• DATA EXTRACT:

════════

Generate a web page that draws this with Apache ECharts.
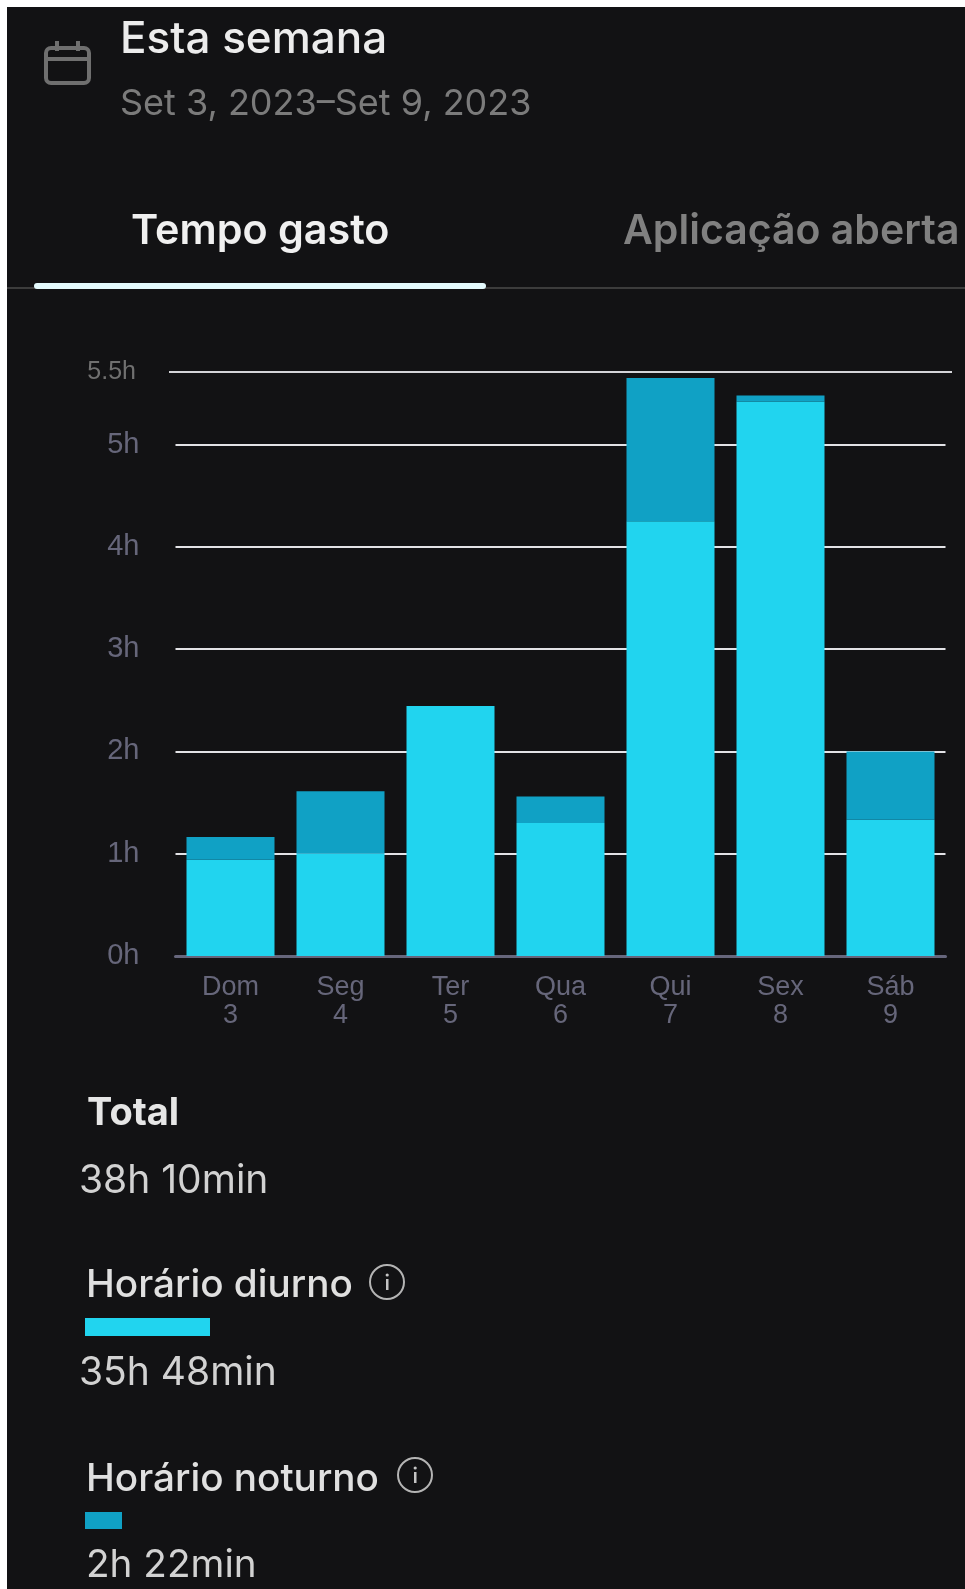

════════

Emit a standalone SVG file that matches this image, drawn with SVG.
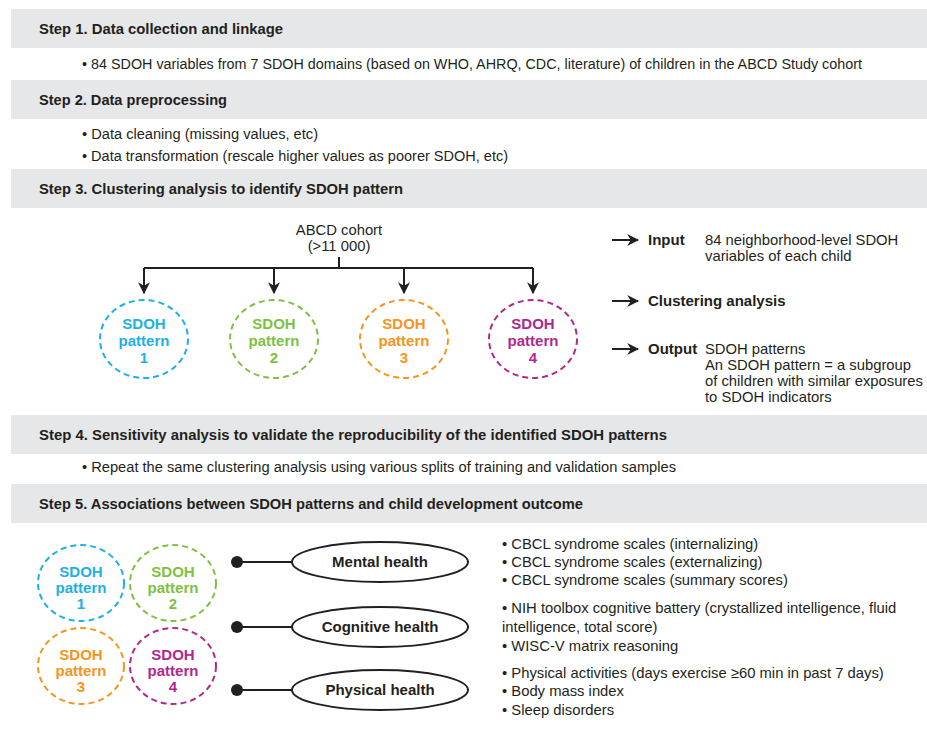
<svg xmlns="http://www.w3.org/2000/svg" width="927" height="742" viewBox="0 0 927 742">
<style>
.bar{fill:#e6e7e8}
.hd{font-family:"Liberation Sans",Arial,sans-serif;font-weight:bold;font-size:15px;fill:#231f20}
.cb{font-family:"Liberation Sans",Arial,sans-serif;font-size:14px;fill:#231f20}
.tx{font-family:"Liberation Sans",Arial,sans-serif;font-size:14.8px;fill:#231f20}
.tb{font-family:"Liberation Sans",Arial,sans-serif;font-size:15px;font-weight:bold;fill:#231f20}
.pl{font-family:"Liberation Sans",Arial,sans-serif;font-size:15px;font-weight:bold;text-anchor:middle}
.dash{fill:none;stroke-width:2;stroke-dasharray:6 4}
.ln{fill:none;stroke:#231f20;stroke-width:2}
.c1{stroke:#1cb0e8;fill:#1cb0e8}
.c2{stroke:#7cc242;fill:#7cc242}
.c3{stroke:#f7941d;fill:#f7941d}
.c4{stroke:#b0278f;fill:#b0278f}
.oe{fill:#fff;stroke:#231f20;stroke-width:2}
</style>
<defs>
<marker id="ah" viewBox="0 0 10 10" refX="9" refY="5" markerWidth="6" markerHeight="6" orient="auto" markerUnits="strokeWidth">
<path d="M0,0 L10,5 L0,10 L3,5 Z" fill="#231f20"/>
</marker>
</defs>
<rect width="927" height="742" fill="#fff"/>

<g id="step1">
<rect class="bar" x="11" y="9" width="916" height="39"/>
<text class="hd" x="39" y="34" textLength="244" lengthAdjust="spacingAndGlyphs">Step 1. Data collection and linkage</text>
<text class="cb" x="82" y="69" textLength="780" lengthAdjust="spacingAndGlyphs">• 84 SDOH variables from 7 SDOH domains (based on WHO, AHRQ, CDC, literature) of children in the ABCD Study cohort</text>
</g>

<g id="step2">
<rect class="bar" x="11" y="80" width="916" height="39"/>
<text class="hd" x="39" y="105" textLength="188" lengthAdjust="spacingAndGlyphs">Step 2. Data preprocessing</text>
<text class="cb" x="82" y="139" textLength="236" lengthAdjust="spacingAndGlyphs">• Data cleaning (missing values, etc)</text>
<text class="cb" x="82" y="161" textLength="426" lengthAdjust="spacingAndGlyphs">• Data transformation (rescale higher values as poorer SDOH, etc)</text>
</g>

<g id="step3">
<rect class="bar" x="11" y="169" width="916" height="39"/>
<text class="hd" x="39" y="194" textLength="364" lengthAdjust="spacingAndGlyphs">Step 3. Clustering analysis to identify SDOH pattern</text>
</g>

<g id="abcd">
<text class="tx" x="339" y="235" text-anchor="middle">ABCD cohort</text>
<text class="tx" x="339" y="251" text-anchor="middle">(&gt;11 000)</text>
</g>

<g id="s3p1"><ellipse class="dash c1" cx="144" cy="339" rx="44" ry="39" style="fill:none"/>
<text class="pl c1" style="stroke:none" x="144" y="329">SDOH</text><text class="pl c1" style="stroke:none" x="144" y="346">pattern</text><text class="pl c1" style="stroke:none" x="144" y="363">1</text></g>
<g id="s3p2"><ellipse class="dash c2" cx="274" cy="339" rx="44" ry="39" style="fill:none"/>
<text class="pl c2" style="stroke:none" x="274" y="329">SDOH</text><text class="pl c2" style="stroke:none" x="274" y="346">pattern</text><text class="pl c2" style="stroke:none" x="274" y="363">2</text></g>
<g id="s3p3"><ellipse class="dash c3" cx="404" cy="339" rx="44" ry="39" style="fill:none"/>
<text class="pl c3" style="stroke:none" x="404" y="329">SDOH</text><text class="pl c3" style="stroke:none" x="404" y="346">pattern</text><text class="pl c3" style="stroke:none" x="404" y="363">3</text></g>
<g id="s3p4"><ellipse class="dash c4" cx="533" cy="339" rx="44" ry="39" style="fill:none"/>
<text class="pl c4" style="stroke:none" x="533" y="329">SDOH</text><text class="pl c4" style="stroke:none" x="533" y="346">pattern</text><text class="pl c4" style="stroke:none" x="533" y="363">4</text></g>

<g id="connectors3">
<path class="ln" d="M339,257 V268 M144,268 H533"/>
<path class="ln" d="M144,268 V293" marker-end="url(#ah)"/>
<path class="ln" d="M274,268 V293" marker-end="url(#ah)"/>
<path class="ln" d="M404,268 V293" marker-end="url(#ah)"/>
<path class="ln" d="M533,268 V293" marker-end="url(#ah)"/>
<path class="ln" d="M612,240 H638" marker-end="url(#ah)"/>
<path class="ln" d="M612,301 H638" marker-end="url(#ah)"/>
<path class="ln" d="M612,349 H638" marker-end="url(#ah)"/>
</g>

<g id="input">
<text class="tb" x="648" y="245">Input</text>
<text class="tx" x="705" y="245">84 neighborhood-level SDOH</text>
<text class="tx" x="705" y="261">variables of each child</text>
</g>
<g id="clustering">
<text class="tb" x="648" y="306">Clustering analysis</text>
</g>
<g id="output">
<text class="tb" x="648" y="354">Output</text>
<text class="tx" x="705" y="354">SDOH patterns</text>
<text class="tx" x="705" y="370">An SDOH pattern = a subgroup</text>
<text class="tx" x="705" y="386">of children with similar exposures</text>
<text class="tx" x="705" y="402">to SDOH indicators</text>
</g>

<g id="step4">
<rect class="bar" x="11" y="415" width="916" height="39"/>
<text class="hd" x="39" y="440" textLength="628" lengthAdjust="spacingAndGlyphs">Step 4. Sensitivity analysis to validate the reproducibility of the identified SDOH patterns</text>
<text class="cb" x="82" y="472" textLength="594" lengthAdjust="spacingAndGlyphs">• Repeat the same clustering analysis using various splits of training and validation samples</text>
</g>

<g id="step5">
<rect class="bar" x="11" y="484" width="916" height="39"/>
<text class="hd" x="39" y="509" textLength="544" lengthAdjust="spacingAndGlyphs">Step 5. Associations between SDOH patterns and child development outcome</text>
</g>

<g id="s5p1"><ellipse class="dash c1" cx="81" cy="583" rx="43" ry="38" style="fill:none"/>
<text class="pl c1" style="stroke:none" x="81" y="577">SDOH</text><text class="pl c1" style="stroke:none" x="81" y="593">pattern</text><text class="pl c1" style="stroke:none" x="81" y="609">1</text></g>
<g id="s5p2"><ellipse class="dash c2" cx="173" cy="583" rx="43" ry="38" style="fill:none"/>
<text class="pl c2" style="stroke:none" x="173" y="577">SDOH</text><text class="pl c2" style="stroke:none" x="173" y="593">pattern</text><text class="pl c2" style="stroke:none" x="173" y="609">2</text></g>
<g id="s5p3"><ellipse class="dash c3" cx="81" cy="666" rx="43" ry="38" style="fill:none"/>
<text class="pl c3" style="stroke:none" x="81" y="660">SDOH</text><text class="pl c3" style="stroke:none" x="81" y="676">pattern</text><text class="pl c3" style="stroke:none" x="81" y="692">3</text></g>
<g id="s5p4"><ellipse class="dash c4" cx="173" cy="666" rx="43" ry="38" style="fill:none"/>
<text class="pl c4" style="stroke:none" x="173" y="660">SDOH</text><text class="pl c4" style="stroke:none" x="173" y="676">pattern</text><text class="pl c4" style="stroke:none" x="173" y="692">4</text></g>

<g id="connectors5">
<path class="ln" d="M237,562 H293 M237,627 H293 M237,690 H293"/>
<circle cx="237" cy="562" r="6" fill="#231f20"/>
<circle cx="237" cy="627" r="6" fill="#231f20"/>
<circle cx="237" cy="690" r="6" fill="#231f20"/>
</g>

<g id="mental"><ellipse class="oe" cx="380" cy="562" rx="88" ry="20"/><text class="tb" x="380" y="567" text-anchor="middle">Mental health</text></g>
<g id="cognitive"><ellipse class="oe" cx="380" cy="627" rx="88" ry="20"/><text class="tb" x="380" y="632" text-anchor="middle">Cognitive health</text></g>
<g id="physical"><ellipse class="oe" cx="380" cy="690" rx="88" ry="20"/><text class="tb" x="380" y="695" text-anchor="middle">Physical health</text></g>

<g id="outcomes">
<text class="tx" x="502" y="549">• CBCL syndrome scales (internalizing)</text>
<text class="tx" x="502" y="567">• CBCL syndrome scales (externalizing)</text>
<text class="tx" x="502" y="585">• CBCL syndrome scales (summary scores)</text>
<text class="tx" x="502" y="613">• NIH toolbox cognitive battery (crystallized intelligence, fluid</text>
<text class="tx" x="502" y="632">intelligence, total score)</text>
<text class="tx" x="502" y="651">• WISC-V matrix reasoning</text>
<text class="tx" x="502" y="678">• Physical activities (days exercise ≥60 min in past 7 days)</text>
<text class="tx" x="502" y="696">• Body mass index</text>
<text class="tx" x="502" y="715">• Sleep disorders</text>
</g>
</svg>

════════

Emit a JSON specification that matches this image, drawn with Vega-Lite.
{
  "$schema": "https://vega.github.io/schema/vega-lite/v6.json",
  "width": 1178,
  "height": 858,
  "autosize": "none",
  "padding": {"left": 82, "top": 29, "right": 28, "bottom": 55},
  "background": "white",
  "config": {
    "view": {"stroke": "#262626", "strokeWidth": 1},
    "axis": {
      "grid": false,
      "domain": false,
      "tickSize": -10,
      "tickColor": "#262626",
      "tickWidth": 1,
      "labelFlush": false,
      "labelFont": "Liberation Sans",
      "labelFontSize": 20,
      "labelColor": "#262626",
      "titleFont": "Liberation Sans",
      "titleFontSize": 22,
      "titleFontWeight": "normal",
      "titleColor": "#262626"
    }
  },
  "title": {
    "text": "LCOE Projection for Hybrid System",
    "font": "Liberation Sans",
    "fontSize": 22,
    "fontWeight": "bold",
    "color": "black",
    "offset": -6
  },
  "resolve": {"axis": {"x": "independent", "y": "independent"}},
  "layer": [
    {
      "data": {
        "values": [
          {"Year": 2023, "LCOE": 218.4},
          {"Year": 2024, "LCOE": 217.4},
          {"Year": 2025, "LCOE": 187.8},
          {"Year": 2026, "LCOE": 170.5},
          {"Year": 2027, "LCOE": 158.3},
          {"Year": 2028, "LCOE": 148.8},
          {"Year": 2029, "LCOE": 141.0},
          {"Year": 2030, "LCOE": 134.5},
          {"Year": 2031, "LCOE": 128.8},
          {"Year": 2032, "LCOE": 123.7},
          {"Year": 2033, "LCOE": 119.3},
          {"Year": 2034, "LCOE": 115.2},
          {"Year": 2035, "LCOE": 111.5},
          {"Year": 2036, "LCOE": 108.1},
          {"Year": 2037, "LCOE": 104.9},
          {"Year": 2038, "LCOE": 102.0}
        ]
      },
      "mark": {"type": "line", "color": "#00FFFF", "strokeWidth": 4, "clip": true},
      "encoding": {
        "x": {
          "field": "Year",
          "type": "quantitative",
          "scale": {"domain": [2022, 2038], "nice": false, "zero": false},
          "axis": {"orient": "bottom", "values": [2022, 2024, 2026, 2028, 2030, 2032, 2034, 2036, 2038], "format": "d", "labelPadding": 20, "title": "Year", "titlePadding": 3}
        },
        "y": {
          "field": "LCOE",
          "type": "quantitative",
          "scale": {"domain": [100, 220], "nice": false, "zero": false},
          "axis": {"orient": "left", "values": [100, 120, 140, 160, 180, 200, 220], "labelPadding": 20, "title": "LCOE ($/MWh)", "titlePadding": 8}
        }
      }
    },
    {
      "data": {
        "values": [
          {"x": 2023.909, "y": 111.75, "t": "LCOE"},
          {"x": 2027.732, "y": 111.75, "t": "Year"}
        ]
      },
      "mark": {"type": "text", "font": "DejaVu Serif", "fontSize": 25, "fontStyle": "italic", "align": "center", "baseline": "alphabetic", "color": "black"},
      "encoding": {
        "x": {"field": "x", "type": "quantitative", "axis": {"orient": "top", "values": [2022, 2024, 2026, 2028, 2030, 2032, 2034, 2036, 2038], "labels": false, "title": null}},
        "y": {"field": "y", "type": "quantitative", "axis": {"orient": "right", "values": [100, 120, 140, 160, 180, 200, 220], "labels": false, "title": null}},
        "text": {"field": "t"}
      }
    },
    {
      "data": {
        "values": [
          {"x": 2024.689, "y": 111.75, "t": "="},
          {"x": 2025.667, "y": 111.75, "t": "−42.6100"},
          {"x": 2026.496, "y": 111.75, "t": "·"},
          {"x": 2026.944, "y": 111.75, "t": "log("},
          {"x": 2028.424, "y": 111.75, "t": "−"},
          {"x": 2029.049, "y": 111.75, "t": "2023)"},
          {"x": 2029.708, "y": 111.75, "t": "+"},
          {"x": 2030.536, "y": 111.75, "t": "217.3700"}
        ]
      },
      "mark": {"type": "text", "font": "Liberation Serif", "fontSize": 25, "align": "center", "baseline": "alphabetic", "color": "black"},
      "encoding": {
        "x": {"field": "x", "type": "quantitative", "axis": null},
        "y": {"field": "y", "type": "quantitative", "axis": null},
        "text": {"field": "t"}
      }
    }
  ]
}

════════

• WHAT YOU NEED TO DO: Look through the data and gather every line with the string "this" in it.

• WRITTEN ANSWER:
Generate a web page that draws this with Apache ECharts.
Emit a standalone SVG file that matches this image, drawn with SVG.
Emit a JSON specification that matches this image, drawn with Vega-Lite.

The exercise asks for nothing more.